INSTRUCTION: Check every line of the data below for the string "matplotlib", and copy the ones that hold it.

DATASET CONTENT:
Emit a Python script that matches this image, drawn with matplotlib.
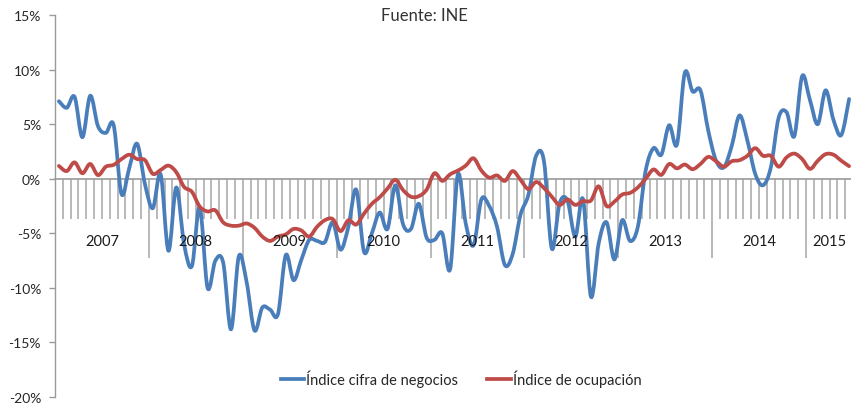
import numpy as np
import matplotlib
matplotlib.use("Agg")
import matplotlib.pyplot as plt
from matplotlib.path import Path
from matplotlib.patches import PathPatch
from matplotlib.lines import Line2D
from matplotlib.ticker import FixedLocator, FuncFormatter, NullFormatter

# Datos mensuales (% variación interanual), ene-2007 a jun-2015
years = ["2007", "2008", "2009", "2010", "2011", "2012", "2013", "2014", "2015"]
months_per_year = [12, 12, 12, 12, 12, 12, 12, 12, 6]

cifra_negocios = [
    7.1, 6.5, 7.5, 3.8, 7.6, 4.8, 4.2, 4.9, -1.4, 1.0, 3.2, -0.5,
    -2.7, 0.4, -6.6, -0.8, -6.0, -8.0, -2.6, -10.0, -7.5, -7.7, -13.8, -7.1,
    -9.5, -13.9, -11.8, -12.0, -12.4, -7.0, -9.3, -7.4, -5.6, -5.7, -5.8, -4.0,
    -6.5, -4.4, -1.0, -6.7, -5.0, -3.1, -4.6, -0.6, -4.2, -4.6, -2.3, -5.4,
    -5.6, -5.0, -8.3, 0.4, -4.1, -6.1, -1.9, -2.5, -4.4, -7.9, -6.9, -3.3,
    -1.5, 2.1, 1.6, -6.4, -2.25, -2.0, -5.3, -1.9, -10.8, -5.9, -4.0, -7.4,
    -3.8, -5.7, -4.4, 0.75, 2.8, 2.2, 4.9, 3.15, 9.7, 8.0, 8.1, 4.4,
    1.65, 1.05, 3.0, 5.8, 3.5, 0.45, -0.6, 1.05, 5.6, 6.1, 3.9, 9.4,
    7.2, 5.0, 8.1, 5.4, 4.0, 7.3,
]

ocupacion = [
    1.17, 0.7, 1.5, 0.5, 1.35, 0.33, 1.1, 1.27, 1.8, 2.2, 1.8, 1.7,
    0.45, 0.8, 1.2, 0.6, -0.75, -1.2, -2.55, -3.0, -2.9, -4.0, -4.3, -4.3,
    -4.1, -4.5, -5.3, -5.7, -5.3, -5.1, -4.6, -4.75, -5.3, -4.4, -3.8, -3.7,
    -4.8, -3.8, -4.2, -3.2, -2.3, -1.7, -0.9, -0.1, -1.05, -1.65, -1.6, -1.0,
    0.5, -0.2, 0.4, 0.75, 1.2, 1.87, 0.75, 0.1, 0.3, -0.2, 0.7, -0.1,
    -0.95, -0.3, -0.85, -1.65, -2.4, -1.9, -2.4, -2.05, -2.0, -0.7, -2.5, -2.1,
    -1.45, -1.3, -0.8, 0.0, 0.85, 0.35, 1.35, 0.95, 1.3, 0.87, 1.35, 2.0,
    1.6, 1.1, 1.6, 1.7, 2.1, 2.8, 2.1, 2.1, 1.1, 1.95, 2.3, 1.8,
    0.9, 1.65, 2.25, 2.2, 1.65, 1.15,
]

azul = "#4A7EBB"
rojo = "#BE4B48"
gris = "#9A9A9A"

plt.rcParams["font.family"] = ["Lato", "DejaVu Sans"]


def smooth_path(x, y):
    # curva suavizada tipo Excel (Catmull-Rom -> Bezier)
    n = len(x)
    verts = [(x[0], y[0])]
    codes = [Path.MOVETO]
    for i in range(n - 1):
        a = max(i - 1, 0)
        b = min(i + 2, n - 1)
        c1 = (x[i] + (x[i + 1] - x[a]) / 6, y[i] + (y[i + 1] - y[a]) / 6)
        c2 = (x[i + 1] - (x[b] - x[i]) / 6, y[i + 1] - (y[b] - y[i]) / 6)
        verts += [c1, c2, (x[i + 1], y[i + 1])]
        codes += [Path.CURVE4] * 3
    return Path(verts, codes)


n = len(cifra_negocios)
x = np.arange(n) + 0.5

fig = plt.figure(figsize=(8.51, 4.06), dpi=100)
ax = fig.add_axes([55 / 851, 8 / 406, 798 / 851, 382 / 406])

lw = 2.7
for serie, color in [(cifra_negocios, azul), (ocupacion, rojo)]:
    p = smooth_path(x, np.array(serie))
    ax.add_patch(PathPatch(p, fill=False, edgecolor=color, lw=lw,
                           capstyle="round", joinstyle="round", zorder=3))

ax.set_xlim(0, n)
ax.set_ylim(-20, 15)

# eje y
ax.set_yticks(np.arange(-20, 16, 5))
ax.yaxis.set_major_formatter(FuncFormatter(lambda v, pos: f"{v:.0f}%"))
ax.tick_params(axis="y", direction="out", length=4, width=1, color=gris,
               labelsize=10, labelcolor="#262626", pad=6)

# eje x en 0 con marcas mensuales y separadores de año
ax.spines["bottom"].set_position(("data", 0))
for s in ["top", "right"]:
    ax.spines[s].set_visible(False)
ax.spines["bottom"].set_color(gris)
ax.spines["left"].set_color(gris)
ax.spines["bottom"].set_linewidth(1.2)
ax.spines["left"].set_linewidth(1.0)

bounds = np.cumsum([0] + months_per_year)
ax.xaxis.set_major_locator(FixedLocator(bounds[1:-1]))
ax.xaxis.set_minor_locator(FixedLocator(np.arange(1, n)))
ax.xaxis.set_major_formatter(NullFormatter())
ax.tick_params(axis="x", which="major", direction="out", length=57,
               width=1.1, color="#A6A6A6")
ax.tick_params(axis="x", which="minor", direction="out", length=29,
               width=1.1, color="#A6A6A6")

centers = (bounds[:-1] + bounds[1:]) / 2
for c, yr in zip(centers, years):
    ax.text(c, -5.75, yr, ha="center", va="center", fontsize=10.5,
            color="#1a1a1a")

fig.text(424 / 851, 1 - 16 / 406, "Fuente: INE", ha="center", va="center",
         fontsize=12, color="#333333")

handles = [Line2D([], [], color=azul, lw=lw),
           Line2D([], [], color=rojo, lw=lw)]
fig.legend(handles, ["Índice cifra de negocios", "Índice de ocupación"],
           loc="center", bbox_to_anchor=(461 / 851, 1 - 379 / 406), ncol=2,
           frameon=False, fontsize=10.5, handlelength=1.6, handletextpad=0.15,
           columnspacing=2.0, labelcolor="#262626")

fig.savefig("out.png", dpi=100)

OUTPUT FOR THIS TASK:
Emit a Python script that matches this image, drawn with matplotlib.
import matplotlib
matplotlib.use("Agg")
import matplotlib.pyplot as plt
from matplotlib.path import Path
from matplotlib.patches import PathPatch
from matplotlib.lines import Line2D
from matplotlib.ticker import FixedLocator, FuncFormatter, NullFormatter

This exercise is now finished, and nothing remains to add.